Monday, September 17, 2012

Texas AG wins court decision on registration rules

After a couple significant loses, the Texas AG won a court ruling allowing the state to proceed with a rule regulating third party voter registration activities.

From the FWST:

Texas can enforce its law regulating third-party voter registration activities while a court ruling blocking the measure is on appeal.


The U.S. Court of Appeals in New Orleans on Thursday granted a request by Texas to put on hold last month's court order barring enforcement of several provisions of the 2011 law. U.S. District Judge Gregg Costa determined that the law probably conflicted with federal rules and the U.S. Constitution.

The stay will allow enforcement of the 2011 law pending the appeal, Texas Attorney General Greg Abbott said.
A Federal District court had previously granted an infunction against enforcing the law:

U.S. District Judge Gregg Costa of Galveston ruled that a law that prohibits third-party voter registrars from working in more than one county and another that mandates registrars in Texas be residents of the state violate the First Amendment.

“During the 2011 legislative session, the Governor signed two bills that imposed a number of additional requirements,” Costa wrote in his 94-page opinion. “The result is that Texas now imposes more burdensome regulations on those engaging in third-party voter registration than the vast majority of, if not all, other states.”
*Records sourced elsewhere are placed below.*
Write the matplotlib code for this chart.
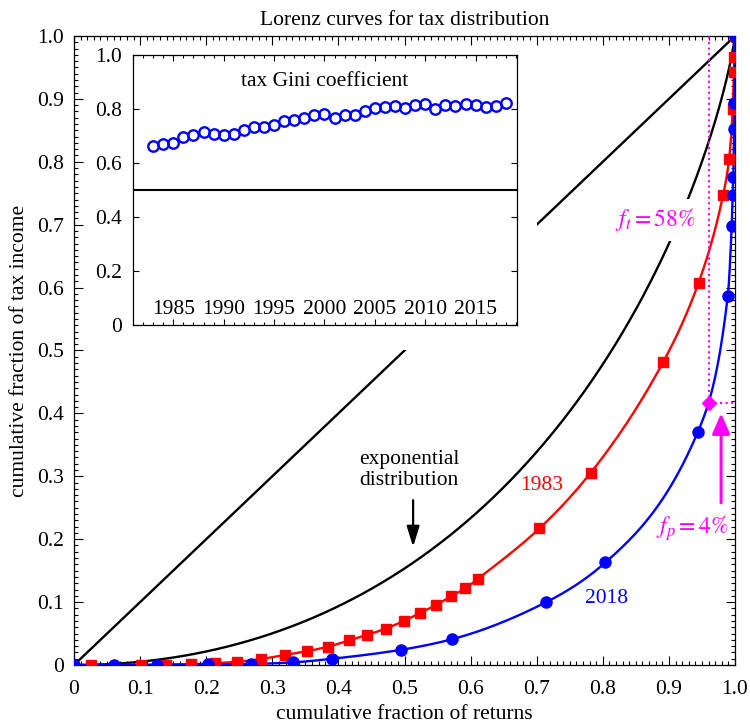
import numpy as np
import matplotlib
matplotlib.use('Agg')
import matplotlib.pyplot as plt
from matplotlib.patches import Rectangle
from matplotlib.ticker import MultipleLocator, FuncFormatter

plt.rcParams['font.family'] = ['Liberation Serif', 'DejaVu Serif']
plt.rcParams['mathtext.fontset'] = 'stix'
plt.rcParams['font.size'] = 15.5

FS = 15.5

# ---------------- data ----------------
returns_1983 = [0.025, 0.101, 0.139, 0.177, 0.213, 0.247, 0.283, 0.319, 0.353, 0.384,
                0.416, 0.444, 0.472, 0.499, 0.524, 0.547, 0.570, 0.592, 0.611, 0.704,
                0.782, 0.891, 0.945, 0.982, 0.991, 0.9965, 0.9983, 0.9990, 1.0]
tax_1983 = [0.0, 0.0, 0.0005, 0.001, 0.003, 0.005, 0.0095, 0.016, 0.022, 0.029,
            0.039, 0.048, 0.058, 0.070, 0.083, 0.095, 0.109, 0.122, 0.137, 0.217,
            0.306, 0.481, 0.608, 0.747, 0.804, 0.884, 0.942, 0.966, 1.0]

returns_2018 = [0.0, 0.061, 0.126, 0.202, 0.268, 0.332, 0.391, 0.494, 0.572, 0.714,
                0.804, 0.944, 0.989, 0.995, 0.9965, 0.9974, 0.9985, 0.9989, 1.0]
tax_2018 = [0.0, 0.0, 0.0005, 0.001, 0.0016, 0.0042, 0.010, 0.024, 0.041, 0.0997,
            0.163, 0.371, 0.586, 0.698, 0.747, 0.776, 0.852, 0.894, 1.0]

gini_years = list(range(1983, 2019))
gini_values = [0.664, 0.669, 0.674, 0.695, 0.702, 0.715, 0.706, 0.705, 0.707, 0.723,
               0.732, 0.732, 0.741, 0.754, 0.758, 0.768, 0.777, 0.781, 0.768, 0.778,
               0.778, 0.793, 0.805, 0.809, 0.811, 0.805, 0.814, 0.817, 0.801, 0.814,
               0.811, 0.819, 0.815, 0.807, 0.811, 0.821]

f_p_point = 0.96      # fraction of returns at the boundary
f_t_point = 0.416     # cumulative tax income at the boundary

main_ticks = [0, 0.1, 0.2, 0.3, 0.4, 0.5, 0.6, 0.7, 0.8, 0.9, 1.0]
inset_yticks = [0, 0.2, 0.4, 0.6, 0.8, 1.0]
inset_xticks = [1985, 1990, 1995, 2000, 2005, 2010, 2015]


def smooth_line(x, y):
    """Monotone cubic Hermite curve through the given points (for drawing only)."""
    x = np.asarray(x, float)
    y = np.asarray(y, float)
    h = np.diff(x)
    d = np.diff(y) / h
    m = np.zeros_like(x)
    m[0], m[-1] = d[0], d[-1]
    for k in range(1, len(x) - 1):
        if d[k - 1] * d[k] <= 0:
            m[k] = 0.0
        else:
            w1 = 2 * h[k] + h[k - 1]
            w2 = h[k] + 2 * h[k - 1]
            m[k] = (w1 + w2) / (w1 / d[k - 1] + w2 / d[k])
    xs = []
    ys = []
    for k in range(len(x) - 1):
        t = np.linspace(0, 1, 60)
        h00 = 2 * t**3 - 3 * t**2 + 1
        h10 = t**3 - 2 * t**2 + t
        h01 = -2 * t**3 + 3 * t**2
        h11 = t**3 - t**2
        xs.append(x[k] + t * h[k])
        ys.append(h00 * y[k] + h10 * h[k] * m[k] + h01 * y[k + 1] + h11 * h[k] * m[k + 1])
    return np.concatenate(xs), np.concatenate(ys)


# ---------------- figure ----------------
fig = plt.figure(figsize=(7.5, 7.24), dpi=100)
ax = fig.add_axes([0.0987, 0.0815, 0.8813, 0.8688])
ax.set_xlim(0, 1)
ax.set_ylim(0, 1)

# equality line
ax.plot([0, 1], [0, 1], color='black', lw=1.7, zorder=2)

# exponential distribution Lorenz curve
p = np.concatenate([np.linspace(0, 0.99, 600), 1 - np.logspace(-2, -9, 300)])
L = p + (1 - p) * np.log1p(-p)
p = np.append(p, 1.0)
L = np.append(L, 1.0)
ax.plot(p, L, color='black', lw=1.7, zorder=2)

# data curves
xr, yr = smooth_line(returns_1983, tax_1983)
ax.plot(xr, yr, color='#ff0000', lw=1.7, zorder=3)
ax.plot(returns_1983, tax_1983, 's', color='#ff0000', ms=6.8, zorder=4)

xb, yb = smooth_line(returns_2018, tax_2018)
ax.plot(xb, yb, color='#0000ff', lw=1.7, zorder=3)
ax.plot(returns_2018, tax_2018, 'o', color='#0000ff', ms=8, zorder=5)

# white background around inset
ax.add_patch(Rectangle((0.017, 0.50), 0.683, 0.48, facecolor='white',
                       edgecolor='none', zorder=2.2))

# f_p / f_t markers
ax.plot([f_p_point, f_p_point], [f_t_point, 1.0], ':', color='#ff00ff', lw=1.5, zorder=3.5)
ax.plot([f_p_point, 1.0], [f_t_point, f_t_point], ':', color='#ff00ff', lw=1.5, zorder=3.5)
ax.plot(f_p_point, f_t_point, 'D', color='#ff00ff', ms=7, zorder=6)

ax.annotate('', xy=(0.979, 0.400), xytext=(0.979, 0.258),
            arrowprops=dict(arrowstyle='-|>,head_length=0.8,head_width=0.35',
                            color='#ff00ff', lw=2.2, shrinkA=0, shrinkB=0))
ax.annotate('', xy=(0.513, 0.188), xytext=(0.513, 0.262),
            arrowprops=dict(arrowstyle='-|>,head_length=0.8,head_width=0.25',
                            color='black', lw=1.6, shrinkA=0, shrinkB=0))

ax.text(0.507, 0.31, 'exponential\ndistribution', ha='center', va='center',
        fontsize=FS, linespacing=1.1)
ax.text(0.708, 0.286, '1983', color='#ff0000', ha='center', va='center', fontsize=FS)
ax.text(0.806, 0.106, '2018', color='#0000ff', ha='center', va='center', fontsize=FS)
ax.text(0.879, 0.7075, r'$f_t = 58\%$', color='#ff00ff', ha='center', va='center',
        fontsize=17, zorder=3.2,
        bbox=dict(boxstyle='square,pad=0.3', facecolor='white', edgecolor='none'))
ax.text(0.935, 0.218, r'$f_p = 4\%$', color='#ff00ff', ha='center', va='center',
        fontsize=17, zorder=3.2)

fmt = FuncFormatter(lambda v, _: '0' if abs(v) < 1e-9 else f'{v:.1f}')
ax.set_xticks(main_ticks)
ax.set_yticks(main_ticks)
ax.xaxis.set_major_formatter(fmt)
ax.yaxis.set_major_formatter(fmt)
ax.xaxis.set_minor_locator(MultipleLocator(0.01))
ax.yaxis.set_minor_locator(MultipleLocator(0.01))
ax.tick_params(which='both', direction='in', top=True, right=True, width=0.8, labelsize=FS)
ax.tick_params(which='major', length=6.5, pad=7)
ax.tick_params(axis='x', which='major', pad=11)
ax.tick_params(which='minor', length=3)
for s in ax.spines.values():
    s.set_linewidth(0.9)

ax.set_title('Lorenz curves for tax distribution', fontsize=FS, pad=8)
ax.set_xlabel('cumulative fraction of returns', fontsize=FS, labelpad=4)
ax.set_ylabel('cumulative fraction of tax income', fontsize=FS, labelpad=6)

# ---------------- inset ----------------
ax_in = fig.add_axes([0.1773, 0.5511, 0.512, 0.373])
ax_in.set_facecolor('white')
ax_in.plot(gini_years, gini_values, 'o', mfc='none', mec='#0000ff', ms=7.5, mew=1.7)
ax_in.axhline(0.5, color='black', lw=1.5)
ax_in.set_xlim(1981, 2019.1)
ax_in.set_ylim(0, 1)
ax_in.set_xticks(inset_xticks)
ax_in.set_xticklabels([str(v) for v in inset_xticks])
ax_in.xaxis.set_minor_locator(MultipleLocator(1))
ax_in.set_yticks(inset_yticks)
ax_in.yaxis.set_major_formatter(fmt)
ax_in.tick_params(which='both', direction='in', top=True, right=True, width=0.8, labelsize=FS)
ax_in.tick_params(axis='x', which='major', length=4, pad=-18)
ax_in.tick_params(axis='x', which='minor', length=2)
ax_in.tick_params(axis='y', which='major', length=4, pad=8)
for s in ax_in.spines.values():
    s.set_linewidth(0.9)
ax_in.text(2000, 0.9, 'tax Gini coefficient', ha='center', va='center', fontsize=FS)

fig.savefig('out.png', dpi=100)
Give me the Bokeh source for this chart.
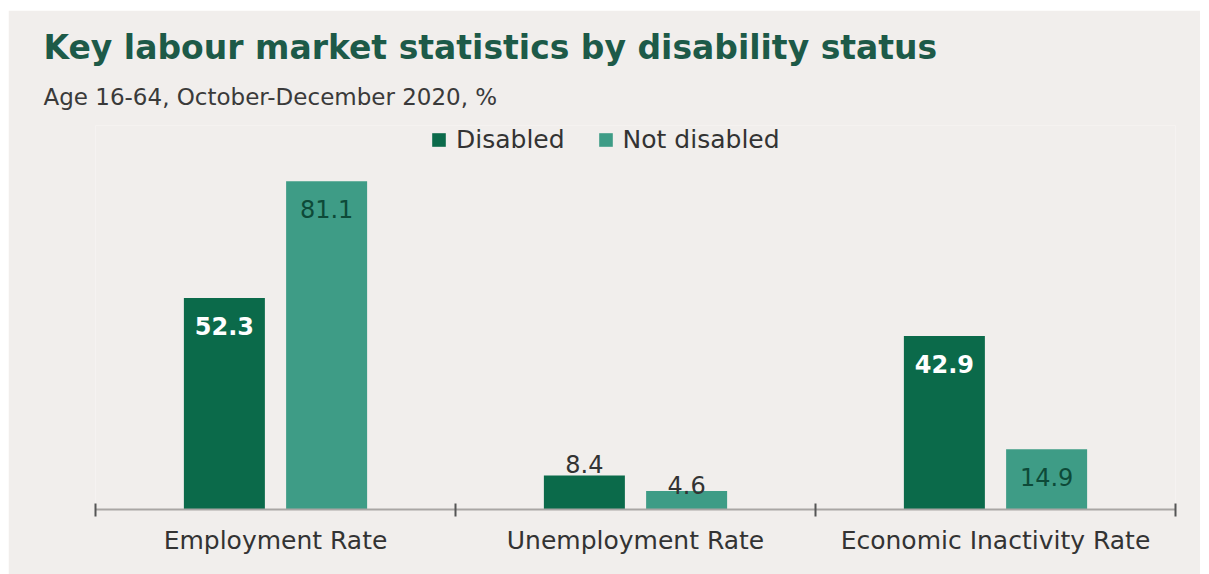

The judge also struck down provisions that required deputy voter registrars be paid hourly, that prevented registration certificates from being photocopied and that prohibited completed forms from being mailed in to elections officials. A final judgment must still be rendered, Costa declared. Until then, the laws cannot be enforced.

The suit was filed in February against Texas Secretary of State Hope Andrade’s office by Voting for America Inc., the voter registration affiliate of Project Vote, a national nonprofit voter education and advocacy organization.
Click here for the opinion.

The Texas AG had been seeking to overturn the injunction for sometime. The story points out that this change in voting rules had been precleared.

Groups opposed to the law are now seeking to take their complaint to the Supreme Court.